- Supplied material:
-- begin --
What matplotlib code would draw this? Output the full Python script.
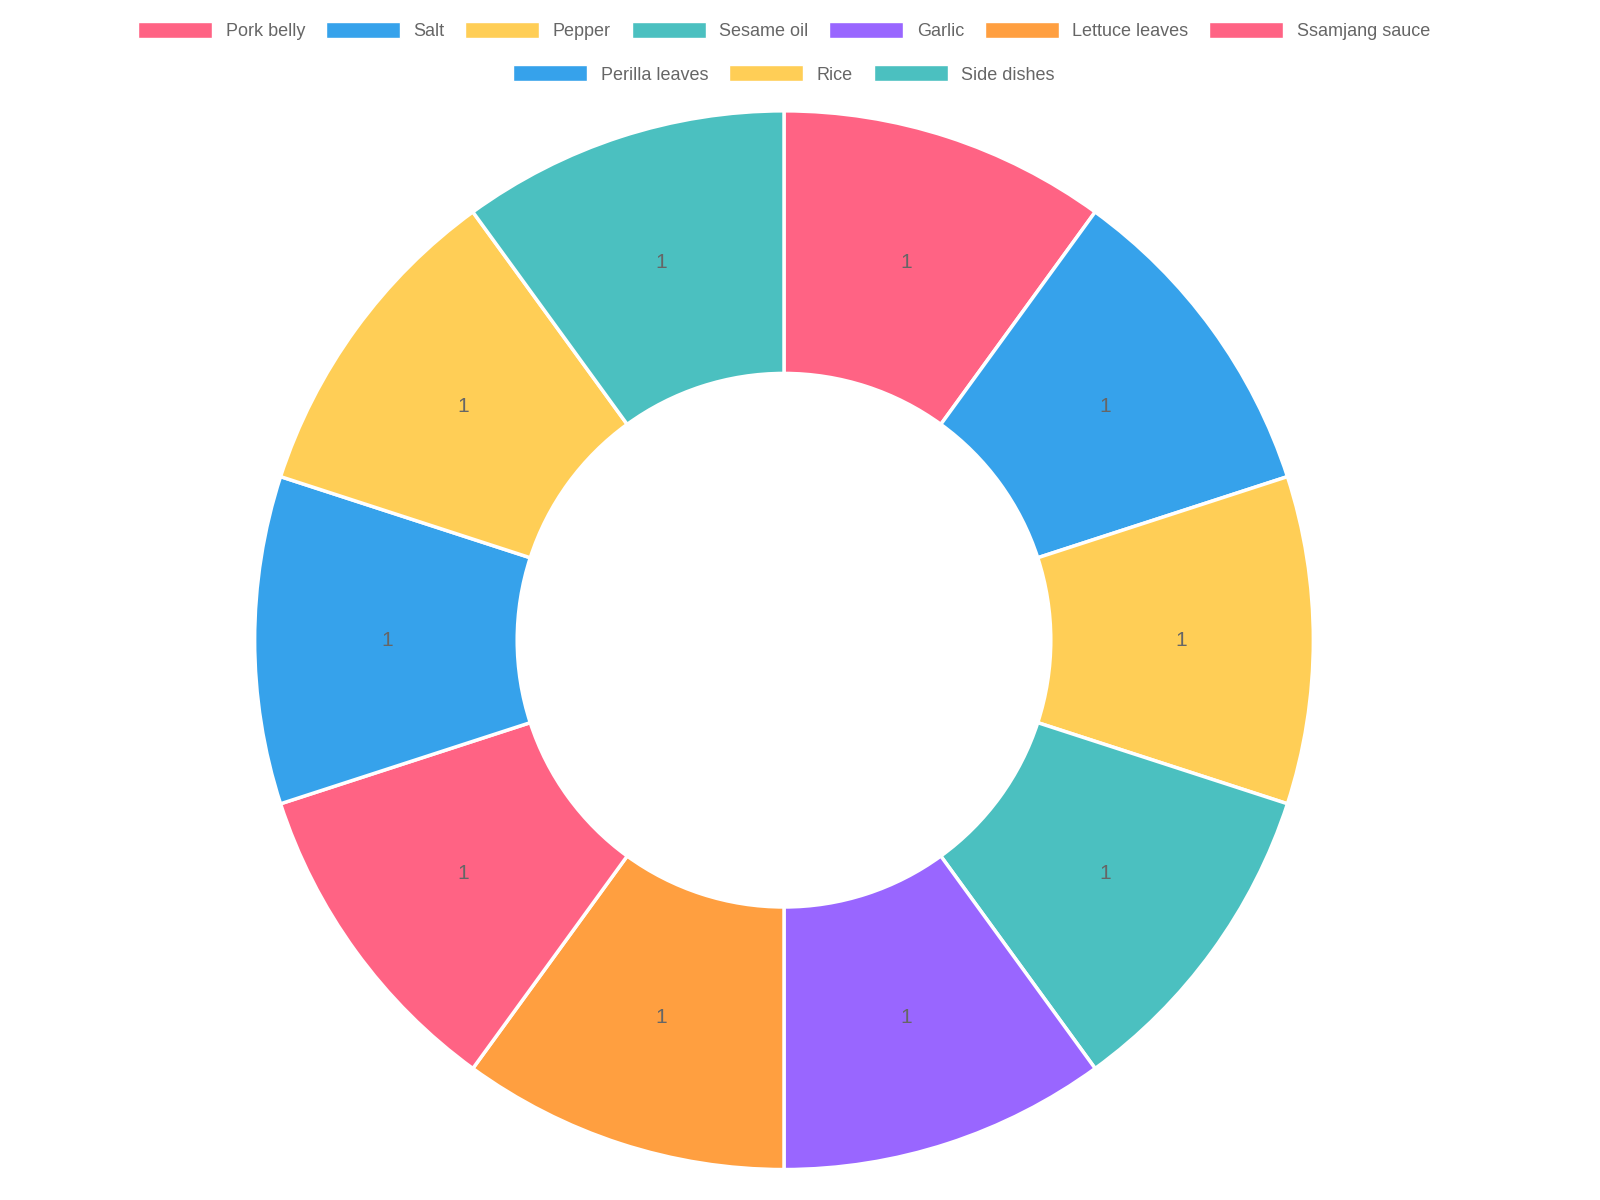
import matplotlib
matplotlib.use("Agg")
import matplotlib.pyplot as plt
from matplotlib.patches import Patch

plt.rcParams['font.family'] = ['Liberation Sans', 'DejaVu Sans']

labels = ["Pork belly", "Salt", "Pepper", "Sesame oil", "Garlic", "Lettuce leaves",
          "Ssamjang sauce", "Perilla leaves", "Rice", "Side dishes"]
values = [1, 1, 1, 1, 1, 1, 1, 1, 1, 1]
colors = ["#FF6384", "#36A2EB", "#FFCE56", "#4BC0C0", "#9966FF", "#FF9F40",
          "#FF6384", "#36A2EB", "#FFCE56", "#4BC0C0"]

fig = plt.figure(figsize=(16, 12), dpi=100)
ax = fig.add_axes([0.1575, 0.023, 0.665, 0.887])
wedges, texts = ax.pie(values, colors=colors, startangle=90, counterclock=False,
                       wedgeprops=dict(width=0.496, edgecolor="white", linewidth=2.5),
                       labels=[str(v) for v in values], labeldistance=0.75,
                       textprops=dict(color="#666666", fontsize=15, ha="center", va="center"))
for t in texts:
    t.set_ha("center"); t.set_va("center")
ax.set_xlim(-1.005, 1.005)
ax.set_ylim(-1.005, 1.005)
ax.set_aspect("equal")

handles = [Patch(facecolor=c, edgecolor="white", label=l) for c, l in zip(colors, labels)]
common = dict(frameon=False, fontsize=13, handlelength=4.1, handleheight=1.0,
              columnspacing=1.15, handletextpad=0.75, labelcolor="#666666", borderaxespad=0)
fig.legend(handles=handles[:7], ncol=7, loc="center", bbox_to_anchor=(0.49, 0.974), **common)
fig.legend(handles=handles[7:], ncol=3, loc="center", bbox_to_anchor=(0.49, 0.938), **common)

fig.savefig("out.png", dpi=100, facecolor="white")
-- end --
Skip the pictures, please, and transcribe only the lines from the beginning of the material through the one that contains "plt.rcParams['font.family'] = ['Liberation".

What matplotlib code would draw this? Output the full Python script.
import matplotlib
matplotlib.use("Agg")
import matplotlib.pyplot as plt
from matplotlib.patches import Patch

plt.rcParams['font.family'] = ['Liberation Sans', 'DejaVu Sans']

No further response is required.